Indexing attachments

In addition to Drupal nodes, Acquia Search results presented to your users can include files that contain matches to the search query. File formats that can be indexed include HTML, XML, Microsoft Office documents, OpenDocument, PDF, RTF, .zip and other compression formats, text formats, audio formats, video formats and more. For a complete list of supported document formats, see the Apache Tika documentation.

Search results for attached files display a direct link to the attached file as well as the node to which it is attached:

Attachments in search results

Searching file attachments requires the Apache Solr Attachments module. The Apache Solr Attachments module uses the Apache Tika Content Analysis Toolkit (currently Tika version 0.10) to detect and extract meta data and structured text content from a wide variety of file formats. Once extracted, this information is indexed and available to your users via Acquia Search.

Installing the Apache Solr Attachments module

To index attachments, you must install and enable the Apache Solr Attachments module on your website. Then, on the Apache Solr search > Configuration > Default Index page, under Configuration, select File as an entity to be indexed, and then click Save.

What to index

The Apache Solr Search configuration page now displays the Attachments tab. Use the settings on this tab to configure the file attachment indexing settings.

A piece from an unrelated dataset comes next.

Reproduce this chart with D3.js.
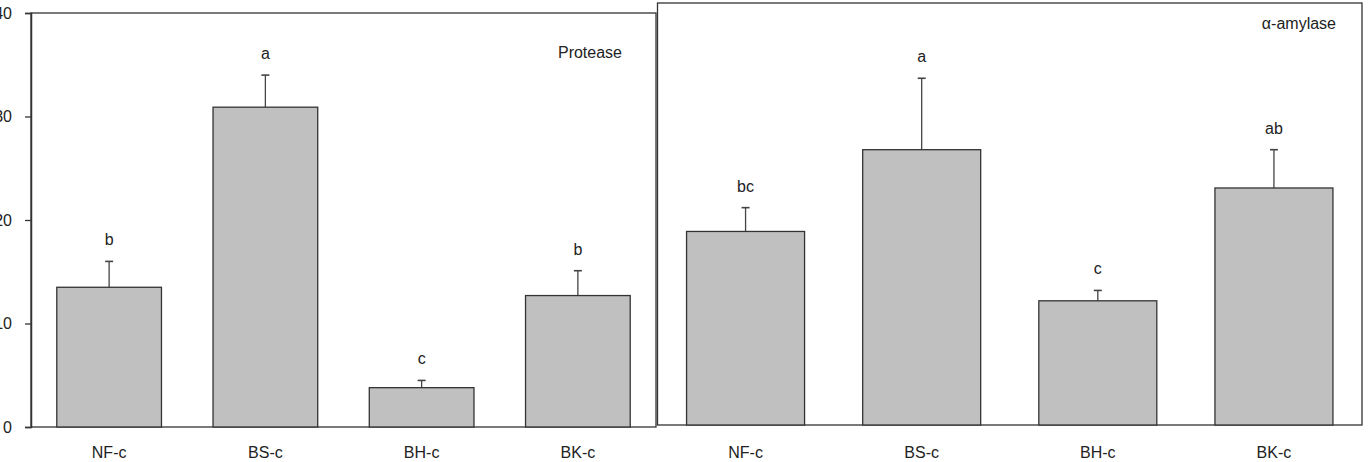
<!DOCTYPE html>
<html>
<head>
<meta charset="utf-8">
<script src="https://cdn.jsdelivr.net/npm/d3@7/dist/d3.min.js"></script>
<style>
  body { margin: 0; background: #fff; }
  text { font-family: "Liberation Sans", Arial, sans-serif; fill: #222; }
</style>
</head>
<body>
<script>
// groups and data
var categories = ["NF-c", "BS-c", "BH-c", "BK-c"];
var proteaseVals = [13.5, 30.9, 3.8, 12.7];
var proteaseErr = [2.5, 3.1, 0.7, 2.4];
var proteaseLetters = ["b", "a", "c", "b"];
var amylaseVals = [18.7, 26.6, 12.0, 22.9];
var amylaseErr = [2.3, 6.9, 1.0, 3.7];
var amylaseLetters = ["bc", "a", "c", "ab"];
var yTicks = [0, 10, 20, 30, 40];

var width = 1371, height = 462;
var fs = "16px";
var svg = d3.select("body").append("svg")
    .attr("width", width)
    .attr("height", height);

// one panel = frame + bars + error bars + letters
function panel(opt) {
    var x = d3.scaleBand()
        .domain(categories)
        .range([opt.left, opt.right])
        .paddingInner(0.33)
        .paddingOuter(0.165);
    var y = d3.scaleLinear()
        .domain([0, 40])
        .range([opt.bottom, opt.bottom - 414]);

    var g = svg.append("g");

    // frame
    g.append("rect")
        .attr("x", opt.left)
        .attr("y", opt.top)
        .attr("width", opt.right - opt.left)
        .attr("height", opt.bottom - opt.top)
        .attr("fill", "none")
        .attr("stroke", "#333")
        .attr("stroke-width", 1.3);

    // error bars (behind bars)
    var eb = g.selectAll(".err").data(opt.vals).enter().append("g").attr("class", "err");
    eb.append("line")
        .attr("x1", function(d, i) { return x(categories[i]) + x.bandwidth() / 2; })
        .attr("x2", function(d, i) { return x(categories[i]) + x.bandwidth() / 2; })
        .attr("y1", function(d) { return y(d); })
        .attr("y2", function(d, i) { return y(d + opt.err[i]); })
        .attr("stroke", "#444")
        .attr("stroke-width", 1.3);
    eb.append("line")
        .attr("x1", function(d, i) { return x(categories[i]) + x.bandwidth() / 2 - 4; })
        .attr("x2", function(d, i) { return x(categories[i]) + x.bandwidth() / 2 + 4; })
        .attr("y1", function(d, i) { return y(d + opt.err[i]); })
        .attr("y2", function(d, i) { return y(d + opt.err[i]); })
        .attr("stroke", "#444")
        .attr("stroke-width", 1.6);

    g.selectAll(".bar").data(opt.vals).enter().append("rect")
        .attr("class", "bar")
        .attr("x", function(d, i) { return x(categories[i]); })
        .attr("y", function(d) { return y(d); })
        .attr("width", x.bandwidth())
        .attr("height", function(d) { return y(0) - y(d); })
        .attr("fill", "#c0c0c0")
        .attr("stroke", "#333")
        .attr("stroke-width", 1.3);

    g.selectAll(".letter").data(opt.vals).enter().append("text")
        .attr("class", "letter")
        .attr("x", function(d, i) { return x(categories[i]) + x.bandwidth() / 2; })
        .attr("y", function(d, i) { return y(d + opt.err[i]) - 16; })
        .attr("text-anchor", "middle")
        .style("font-size", fs)
        .text(function(d, i) { return opt.letters[i]; });

    // category labels
    g.selectAll(".cat").data(categories).enter().append("text")
        .attr("class", "cat")
        .attr("x", function(d) { return x(d) + x.bandwidth() / 2; })
        .attr("y", 458)
        .attr("text-anchor", "middle")
        .style("font-size", fs)
        .text(function(d) { return d; });

    g.append("text")
        .attr("x", opt.titleX)
        .attr("y", opt.titleY)
        .attr("text-anchor", "end")
        .style("font-size", fs)
        .text(opt.title);

    return y;
}

var yL = panel({left: 31, right: 656, top: 13, bottom: 427,
    vals: proteaseVals, err: proteaseErr, letters: proteaseLetters,
    title: "Protease", titleX: 622, titleY: 58});

panel({left: 657.5, right: 1362, top: 3, bottom: 425,
    vals: amylaseVals, err: amylaseErr, letters: amylaseLetters,
    title: "\u03b1-amylase", titleX: 1336, titleY: 29});

// y axis on the left panel only
var yAxis = d3.axisLeft(yL).tickValues(yTicks).tickSize(6).tickPadding(13);
var ax = svg.append("g")
    .attr("transform", "translate(31,0)")
    .call(yAxis);
ax.select(".domain").attr("stroke", "#333").attr("stroke-width", 1.5);
ax.selectAll(".tick line").attr("stroke", "#333").attr("stroke-width", 1.3);
ax.selectAll(".tick text")
    .style("font-size", fs)
    .style("font-family", "Liberation Sans, Arial, sans-serif")
    .attr("fill", "#222");
</script>
</body>
</html>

Configuring file attachment index settings

The Attachments tab of the Apache Solr Search configuration page contains the following configuration options for indexing attachments in Apache Solr Search:

Search - File Attachments configuration tab

Item Description
1. Excluded file extensions A space-separated list of file extensions that are excluded from indexing. Modify this list to suit the needs of your site. Extensions are internally mapped to a MIME type, so it is not necessary to include variations that map to the same type. For example, tif is sufficient to exclude both the tif and tiff file extensions.
2. Extract using Acquia Search includes Apache Tika for indexing documents. For best performance, select Solr (remote server).
3. Tika directory path Leave this blank.
4. Tika jar file Leave this set to the default value is tika-app-1.1.jar.

Index and cache controls

File attachments get indexed at the same time as their parent entities. Under Actions, you can:

Action Description
Clear the attachment text extraction cache Clears all extracted data.
Delete the attachments from index Deletes all the attached files on your site from the Acquia Search index. You need to do this if you change what types of files should be indexed, if your search index becomes corrupted, or if you install a new schema.xml.
Test your tika extraction Tests if your Tika configuration settings work.